### Task goal
Quote the listing in full, exactly as given, minus any pictures.

++++ Dataset section ++++

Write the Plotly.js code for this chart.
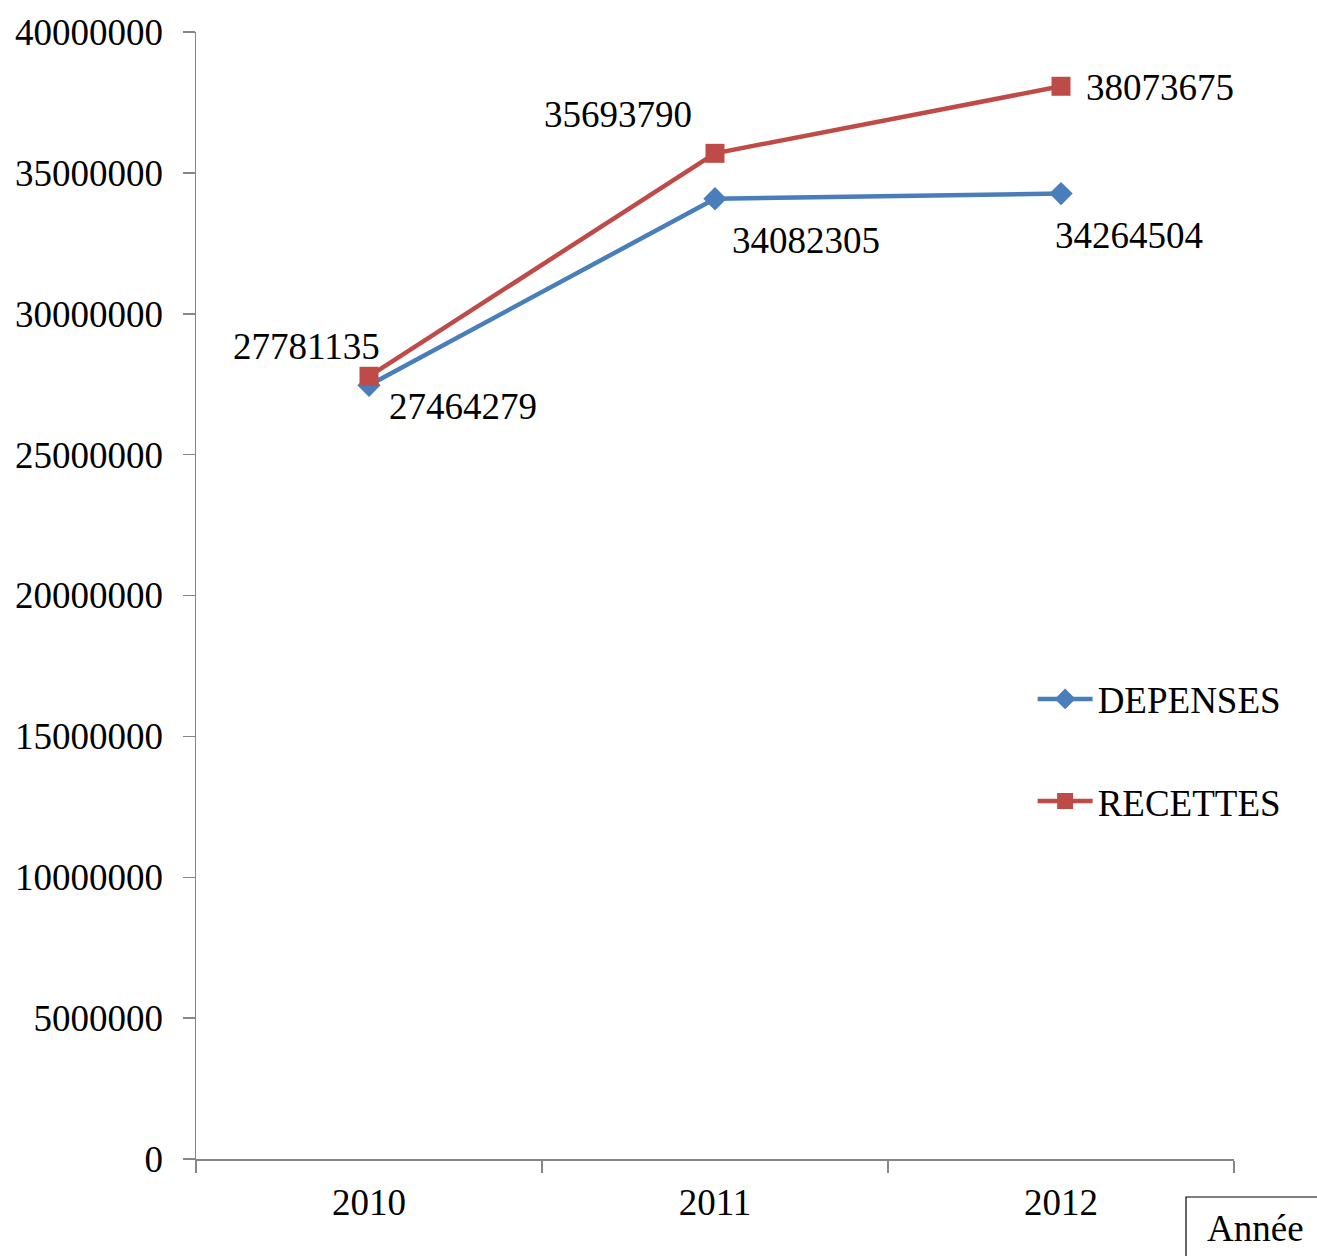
<!DOCTYPE html>
<html>
<head>
<meta charset="utf-8">
<script src="https://cdn.plot.ly/plotly-3.0.1.min.js"></script>
<style>html,body{margin:0;padding:0;background:#fff;}#chart{width:1317px;height:1256px;}</style>
</head>
<body>
<div id="chart"></div>
<script>
const years = ['2010', '2011', '2012'];
const depenses = [27464279, 34082305, 34264504];
const recettes = [27781135, 35693790, 38073675];
const yTickVals = [0, 5000000, 10000000, 15000000, 20000000, 25000000, 30000000, 35000000, 40000000];

const FONT = 'Liberation Serif, Times New Roman, serif';
const blue = '#4A7EBB';
const red = '#BE4B48';

const traces = [
  {x: years, y: depenses, name: 'DEPENSES', type: 'scatter', mode: 'lines+markers',
   legendgroup: 'a',
   line: {color: blue, width: 4.5}, marker: {symbol: 'diamond', size: 18, color: blue}},
  {x: years, y: recettes, name: 'RECETTES', type: 'scatter', mode: 'lines+markers',
   legendgroup: 'b',
   line: {color: red, width: 4.5}, marker: {symbol: 'square', size: 19, color: red}}
];

const depOff = [[94, -21], [91, -42], [68, -42]];
const recOff = [[-63, 30], [-97, 39], [99, -1]];
const annotations = [];
years.forEach((yr, i) => {
  annotations.push({x: i, y: depenses[i], xref: 'x', yref: 'y', text: String(depenses[i]),
    xanchor: 'center', yanchor: 'middle',
    showarrow: false, xshift: depOff[i][0], yshift: depOff[i][1], font: {family: FONT, size: 37, color: '#000'}});
  annotations.push({x: i, y: recettes[i], xref: 'x', yref: 'y', text: String(recettes[i]),
    xanchor: 'center', yanchor: 'middle',
    showarrow: false, xshift: recOff[i][0], yshift: recOff[i][1], font: {family: FONT, size: 37, color: '#000'}});
});

const layout = {
  width: 1317, height: 1256,
  margin: {l: 196, r: 83, t: 32, b: 97},
  paper_bgcolor: '#fff', plot_bgcolor: '#fff',
  font: {family: FONT, size: 37, color: '#000'},
  showlegend: true,
  legend: {x: 0.806, y: 0.4353, xanchor: 'left', yanchor: 'top', tracegroupgap: 51,
    font: {family: FONT, size: 37, color: '#000'}, bgcolor: 'rgba(0,0,0,0)', itemwidth: 55},
  xaxis: {type: 'category', range: [-0.5, 2.5], showgrid: false, zeroline: false,
    showline: true, linecolor: '#868686', linewidth: 1.5,
    ticks: 'outside', tickson: 'boundaries', ticklen: 12, tickcolor: '#868686', tickwidth: 1.5,
    tickfont: {family: FONT, size: 37, color: '#000'}, ticklabelstandoff: 10},
  yaxis: {range: [0, 40000000], tickvals: yTickVals, ticktext: yTickVals.map(String),
    showgrid: false, zeroline: false,
    showline: true, linecolor: '#868686', linewidth: 1.5,
    ticks: 'outside', ticklen: 12, tickcolor: '#868686', tickwidth: 1.5,
    tickfont: {family: FONT, size: 37, color: '#000'}, ticklabelstandoff: 12},
  shapes: [
    {type: 'rect', xref: 'paper', yref: 'paper', x0: (1186 - 196) / 1038, x1: (1330 - 196) / 1038,
     y0: (1159 - 1270) / 1127, y1: (1159 - 1197) / 1127, line: {color: '#000', width: 1.2}}
  ],
  annotations: annotations.concat([
    {xref: 'paper', yref: 'paper', x: (1255 - 196) / 1038, y: (1159 - 1229) / 1127,
     xanchor: 'center', yanchor: 'middle',
     text: 'Année', showarrow: false, font: {family: FONT, size: 37, color: '#000'}}
  ])
};

Plotly.newPlot('chart', traces, layout, {staticPlot: true, displayModeBar: false});
</script>
</body>
</html>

++++

### Full solution
Write the Plotly.js code for this chart.
<!DOCTYPE html>
<html>
<head>
<meta charset="utf-8">
<script src="https://cdn.plot.ly/plotly-3.0.1.min.js"></script>
<style>html,body{margin:0;padding:0;background:#fff;}#chart{width:1317px;height:1256px;}</style>
</head>
<body>
<div id="chart"></div>
<script>
const years = ['2010', '2011', '2012'];
const depenses = [27464279, 34082305, 34264504];
const recettes = [27781135, 35693790, 38073675];
const yTickVals = [0, 5000000, 10000000, 15000000, 20000000, 25000000, 30000000, 35000000, 40000000];

const FONT = 'Liberation Serif, Times New Roman, serif';
const blue = '#4A7EBB';
const red = '#BE4B48';

const traces = [
  {x: years, y: depenses, name: 'DEPENSES', type: 'scatter', mode: 'lines+markers',
   legendgroup: 'a',
   line: {color: blue, width: 4.5}, marker: {symbol: 'diamond', size: 18, color: blue}},
  {x: years, y: recettes, name: 'RECETTES', type: 'scatter', mode: 'lines+markers',
   legendgroup: 'b',
   line: {color: red, width: 4.5}, marker: {symbol: 'square', size: 19, color: red}}
];

const depOff = [[94, -21], [91, -42], [68, -42]];
const recOff = [[-63, 30], [-97, 39], [99, -1]];
const annotations = [];
years.forEach((yr, i) => {
  annotations.push({x: i, y: depenses[i], xref: 'x', yref: 'y', text: String(depenses[i]),
    xanchor: 'center', yanchor: 'middle',
    showarrow: false, xshift: depOff[i][0], yshift: depOff[i][1], font: {family: FONT, size: 37, color: '#000'}});
  annotations.push({x: i, y: recettes[i], xref: 'x', yref: 'y', text: String(recettes[i]),
    xanchor: 'center', yanchor: 'middle',
    showarrow: false, xshift: recOff[i][0], yshift: recOff[i][1], font: {family: FONT, size: 37, color: '#000'}});
});

const layout = {
  width: 1317, height: 1256,
  margin: {l: 196, r: 83, t: 32, b: 97},
  paper_bgcolor: '#fff', plot_bgcolor: '#fff',
  font: {family: FONT, size: 37, color: '#000'},
  showlegend: true,
  legend: {x: 0.806, y: 0.4353, xanchor: 'left', yanchor: 'top', tracegroupgap: 51,
    font: {family: FONT, size: 37, color: '#000'}, bgcolor: 'rgba(0,0,0,0)', itemwidth: 55},
  xaxis: {type: 'category', range: [-0.5, 2.5], showgrid: false, zeroline: false,
    showline: true, linecolor: '#868686', linewidth: 1.5,
    ticks: 'outside', tickson: 'boundaries', ticklen: 12, tickcolor: '#868686', tickwidth: 1.5,
    tickfont: {family: FONT, size: 37, color: '#000'}, ticklabelstandoff: 10},
  yaxis: {range: [0, 40000000], tickvals: yTickVals, ticktext: yTickVals.map(String),
    showgrid: false, zeroline: false,
    showline: true, linecolor: '#868686', linewidth: 1.5,
    ticks: 'outside', ticklen: 12, tickcolor: '#868686', tickwidth: 1.5,
    tickfont: {family: FONT, size: 37, color: '#000'}, ticklabelstandoff: 12},
  shapes: [
    {type: 'rect', xref: 'paper', yref: 'paper', x0: (1186 - 196) / 1038, x1: (1330 - 196) / 1038,
     y0: (1159 - 1270) / 1127, y1: (1159 - 1197) / 1127, line: {color: '#000', width: 1.2}}
  ],
  annotations: annotations.concat([
    {xref: 'paper', yref: 'paper', x: (1255 - 196) / 1038, y: (1159 - 1229) / 1127,
     xanchor: 'center', yanchor: 'middle',
     text: 'Année', showarrow: false, font: {family: FONT, size: 37, color: '#000'}}
  ])
};

Plotly.newPlot('chart', traces, layout, {staticPlot: true, displayModeBar: false});
</script>
</body>
</html>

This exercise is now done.